Para pemodal atau cukong meraup keuntungan besar dari perdagangan ini, sementara penambang kecil terus terjebak dalam risiko kerja yang tinggi. Menurut informasi yang dihimpun, (AS) diduga menjadi pengatur utama dalam jaringan ini, dengan menempatkan orang-orang kepercayaannya, seperti (EM), sebagai pengepul emas di beberapa kabupaten di Kalimantan Barat.

Monopoli yang Menghimpit Penambang Kecil

Jaringan ini memonopoli pasar emas ilegal dengan memaksa penambang untuk menjual emas mereka kepada jaringan ini jika ingin terhindar dari gangguan operasional atau ancaman lainnya. Seorang penambang yang enggan disebutkan identitasnya mengungkapkan, “Kalau kami jual ke luar, ada yang ganggu. Mau tak mau, kami serahkan ke mereka.”

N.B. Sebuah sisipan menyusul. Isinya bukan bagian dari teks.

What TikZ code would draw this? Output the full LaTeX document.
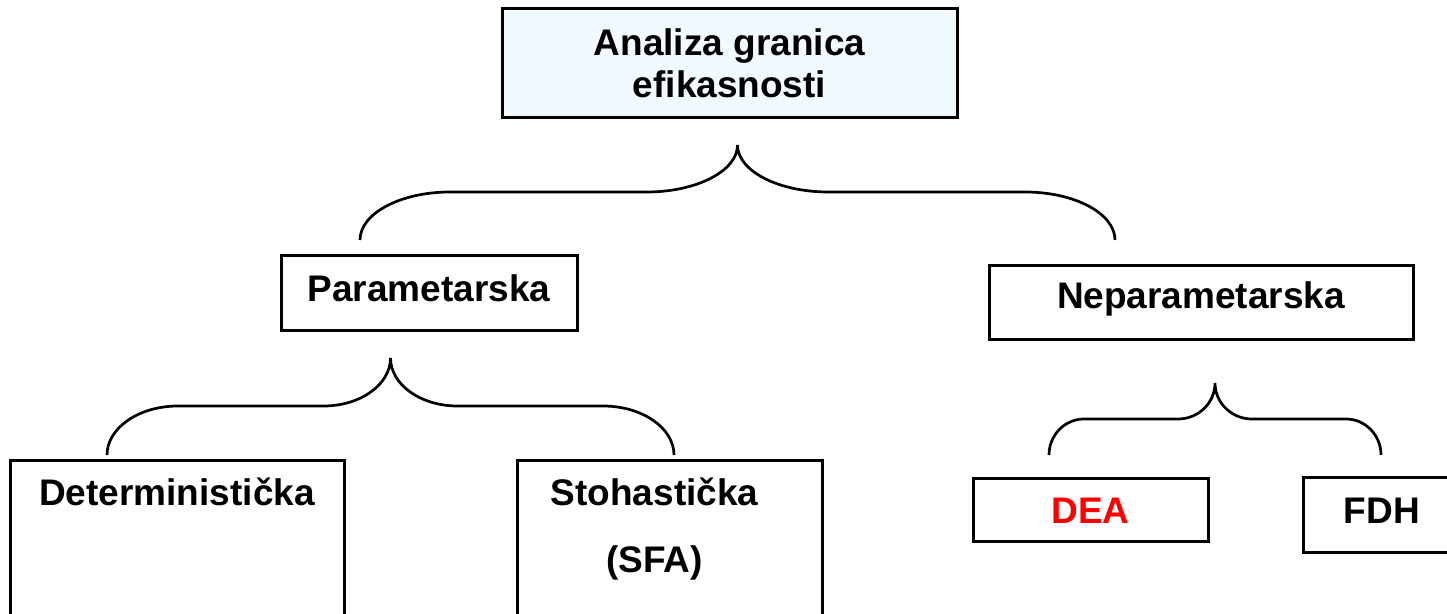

Untuk memastikan dominasi pasar, jaringan ini membeli emas dengan harga yang lebih tinggi dibandingkan dengan pengepul kecil, yakni Rp15.000 hingga Rp20.000 lebih mahal per gram. Hal ini mematikan daya saing pengepul lokal dan memaksa mereka untuk menyerah pada sistem monopoli tersebut.

Harga Internasional Jadi Acuan, Keuntungan Menggiurkan

Harga emas yang dibeli oleh jaringan (AS) berada jauh di bawah harga pasar internasional. Berdasarkan data 7 April 2025, harga emas internasional tercatat Rp1.657.870 per gram, sementara emas yang dibeli oleh jaringan (AS) dari penambang berkisar antara Rp1.200.000 hingga Rp1.250.000 per gram.

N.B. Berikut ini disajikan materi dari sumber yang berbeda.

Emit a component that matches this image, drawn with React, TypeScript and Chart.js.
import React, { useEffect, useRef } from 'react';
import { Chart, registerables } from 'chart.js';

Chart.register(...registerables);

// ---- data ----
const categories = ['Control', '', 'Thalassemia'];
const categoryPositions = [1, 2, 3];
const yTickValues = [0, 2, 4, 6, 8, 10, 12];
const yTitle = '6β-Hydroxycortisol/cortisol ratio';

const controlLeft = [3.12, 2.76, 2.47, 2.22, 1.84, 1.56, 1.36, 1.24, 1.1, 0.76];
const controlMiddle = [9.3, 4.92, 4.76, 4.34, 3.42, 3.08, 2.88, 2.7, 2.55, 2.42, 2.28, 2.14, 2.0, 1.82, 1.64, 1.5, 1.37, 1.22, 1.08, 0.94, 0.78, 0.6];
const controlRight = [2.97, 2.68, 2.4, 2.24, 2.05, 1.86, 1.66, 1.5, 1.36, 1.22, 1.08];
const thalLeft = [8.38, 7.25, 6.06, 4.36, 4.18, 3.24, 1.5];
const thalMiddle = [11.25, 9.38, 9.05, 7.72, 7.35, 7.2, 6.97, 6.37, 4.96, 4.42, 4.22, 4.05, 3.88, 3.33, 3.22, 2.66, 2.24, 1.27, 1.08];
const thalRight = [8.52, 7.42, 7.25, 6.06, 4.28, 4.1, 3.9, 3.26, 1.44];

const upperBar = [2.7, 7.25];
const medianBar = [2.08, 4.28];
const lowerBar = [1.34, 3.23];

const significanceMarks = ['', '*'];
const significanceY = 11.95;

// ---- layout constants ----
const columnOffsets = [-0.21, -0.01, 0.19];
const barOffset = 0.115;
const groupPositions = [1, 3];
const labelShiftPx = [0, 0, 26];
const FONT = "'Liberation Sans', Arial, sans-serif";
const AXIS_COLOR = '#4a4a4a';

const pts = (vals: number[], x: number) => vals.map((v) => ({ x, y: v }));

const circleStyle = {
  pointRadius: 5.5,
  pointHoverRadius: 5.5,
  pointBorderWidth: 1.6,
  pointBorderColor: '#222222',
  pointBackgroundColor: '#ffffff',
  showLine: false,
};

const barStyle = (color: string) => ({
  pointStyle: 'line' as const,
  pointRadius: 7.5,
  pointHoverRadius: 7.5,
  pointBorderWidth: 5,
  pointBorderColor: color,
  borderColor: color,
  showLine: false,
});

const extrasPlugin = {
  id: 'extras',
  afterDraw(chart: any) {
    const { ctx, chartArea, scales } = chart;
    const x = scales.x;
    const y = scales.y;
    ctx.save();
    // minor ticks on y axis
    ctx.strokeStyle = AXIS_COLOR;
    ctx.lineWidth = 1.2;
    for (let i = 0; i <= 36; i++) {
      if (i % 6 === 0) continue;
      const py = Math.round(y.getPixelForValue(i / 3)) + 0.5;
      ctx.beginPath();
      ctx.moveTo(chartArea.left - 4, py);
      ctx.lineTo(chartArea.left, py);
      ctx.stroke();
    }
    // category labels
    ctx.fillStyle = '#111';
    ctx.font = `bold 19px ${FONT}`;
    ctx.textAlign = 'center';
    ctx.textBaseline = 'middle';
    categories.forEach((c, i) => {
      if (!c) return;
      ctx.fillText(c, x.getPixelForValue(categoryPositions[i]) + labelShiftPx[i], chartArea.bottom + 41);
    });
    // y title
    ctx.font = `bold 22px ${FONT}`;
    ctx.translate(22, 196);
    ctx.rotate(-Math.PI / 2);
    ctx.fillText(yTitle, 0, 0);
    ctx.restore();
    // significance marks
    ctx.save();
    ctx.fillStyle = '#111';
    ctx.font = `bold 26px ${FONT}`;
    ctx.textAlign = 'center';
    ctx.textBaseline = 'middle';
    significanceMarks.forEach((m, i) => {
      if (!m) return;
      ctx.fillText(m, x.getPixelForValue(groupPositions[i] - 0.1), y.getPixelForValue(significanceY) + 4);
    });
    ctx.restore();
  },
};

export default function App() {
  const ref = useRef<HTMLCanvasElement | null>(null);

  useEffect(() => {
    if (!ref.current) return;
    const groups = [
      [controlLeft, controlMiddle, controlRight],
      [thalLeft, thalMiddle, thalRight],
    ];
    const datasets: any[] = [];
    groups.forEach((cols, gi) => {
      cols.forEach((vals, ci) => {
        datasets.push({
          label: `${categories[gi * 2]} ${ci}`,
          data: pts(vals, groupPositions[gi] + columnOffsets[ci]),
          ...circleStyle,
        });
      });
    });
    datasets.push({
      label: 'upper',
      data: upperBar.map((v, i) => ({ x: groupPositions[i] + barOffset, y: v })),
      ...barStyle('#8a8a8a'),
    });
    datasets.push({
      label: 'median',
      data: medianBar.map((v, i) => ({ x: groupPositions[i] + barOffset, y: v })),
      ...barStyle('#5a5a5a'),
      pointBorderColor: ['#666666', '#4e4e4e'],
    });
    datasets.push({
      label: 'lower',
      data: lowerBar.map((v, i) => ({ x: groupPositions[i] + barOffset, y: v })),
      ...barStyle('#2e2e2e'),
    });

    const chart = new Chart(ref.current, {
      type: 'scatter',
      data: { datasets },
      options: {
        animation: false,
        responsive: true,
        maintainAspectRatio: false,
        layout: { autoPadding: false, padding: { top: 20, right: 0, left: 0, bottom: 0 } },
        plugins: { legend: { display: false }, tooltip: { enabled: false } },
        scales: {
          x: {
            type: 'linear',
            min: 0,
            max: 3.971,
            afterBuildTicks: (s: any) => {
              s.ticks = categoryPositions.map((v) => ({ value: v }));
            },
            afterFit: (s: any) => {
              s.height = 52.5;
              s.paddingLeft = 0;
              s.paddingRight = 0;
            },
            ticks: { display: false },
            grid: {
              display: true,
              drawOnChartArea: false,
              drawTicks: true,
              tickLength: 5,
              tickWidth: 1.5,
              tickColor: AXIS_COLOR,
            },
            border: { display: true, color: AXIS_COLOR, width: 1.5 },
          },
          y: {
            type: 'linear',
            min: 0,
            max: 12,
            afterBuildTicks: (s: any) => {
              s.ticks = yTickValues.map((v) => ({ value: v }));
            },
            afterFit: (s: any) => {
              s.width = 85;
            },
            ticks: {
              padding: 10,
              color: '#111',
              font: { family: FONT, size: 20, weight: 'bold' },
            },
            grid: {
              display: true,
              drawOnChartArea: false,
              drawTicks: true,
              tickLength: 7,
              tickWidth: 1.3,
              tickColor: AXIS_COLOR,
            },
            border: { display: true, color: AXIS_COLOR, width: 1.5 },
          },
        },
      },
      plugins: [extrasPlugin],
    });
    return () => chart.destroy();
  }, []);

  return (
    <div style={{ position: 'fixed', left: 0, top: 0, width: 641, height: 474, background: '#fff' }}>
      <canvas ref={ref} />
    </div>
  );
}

Keuntungan besar didapatkan para cukong, karena setelah emas diproses dan dijual kembali, harga emas bisa mencapai Rp1.908.000 hingga Rp1.975.000 per gram di pasar lokal, tergantung jenis dan tempat penjualannya. Sementara itu, para penambang hanya menerima upah yang sangat kecil dengan risiko kerja yang tinggi, seperti menyedot emas dari sungai atau menggali di area yang rawan longsor.

Kamuflase di Berbagai Lokasi di Kalbar

Jaringan mafia tambang ini juga diduga menggunakan lokasi-lokasi tertentu sebagai kamuflase untuk menutupi asal-usul emas ilegal. Toko emas, bengkel, dan warung kopi di berbagai kabupaten/kota di Kalimantan Barat sering kali menjadi tempat transaksi terselubung. Emas mentah yang diproduksi oleh penambang dengan kadar 70-90% diduga diproses di tempat pemurnian sendiri dan disulap menjadi emas batangan dengan kadar 99,99%, yang kemudian dijual sebagai emas legal.

“Mereka punya tempat pemurnian sendiri. Emas PETI disulap jadi emas batangan, siapa yang tahu?” ungkap seorang sumber yang enggan disebutkan namanya.

Eksploitasi yang Menguntungkan Cukong, Merugikan Penambang

Perbedaan harga yang signifikan antara harga beli emas dari penambang dan harga jual di pasar internasional memberikan keuntungan fantastis bagi jaringan ini. Dengan volume transaksi tertentu, keuntungan yang didapatkan bisa mencapai puluhan miliar rupiah dalam satu siklus. Sementara itu, penambang hanya mendapatkan upah yang tak sebanding dengan risiko tinggi yang mereka hadapi.

Solusi yang Belum Jelas

Meskipun kegiatan PETI dilarang keras berdasarkan Undang-Undang No. 3 Tahun 2020, lemahnya penegakan hukum dan dugaan keterlibatan oknum membuat mafia tambang tetap berjaya. “Semua tahu ada cukong besar, tapi kok tak disentuh?” tanya seorang aktivis lokal dengan nada sinis.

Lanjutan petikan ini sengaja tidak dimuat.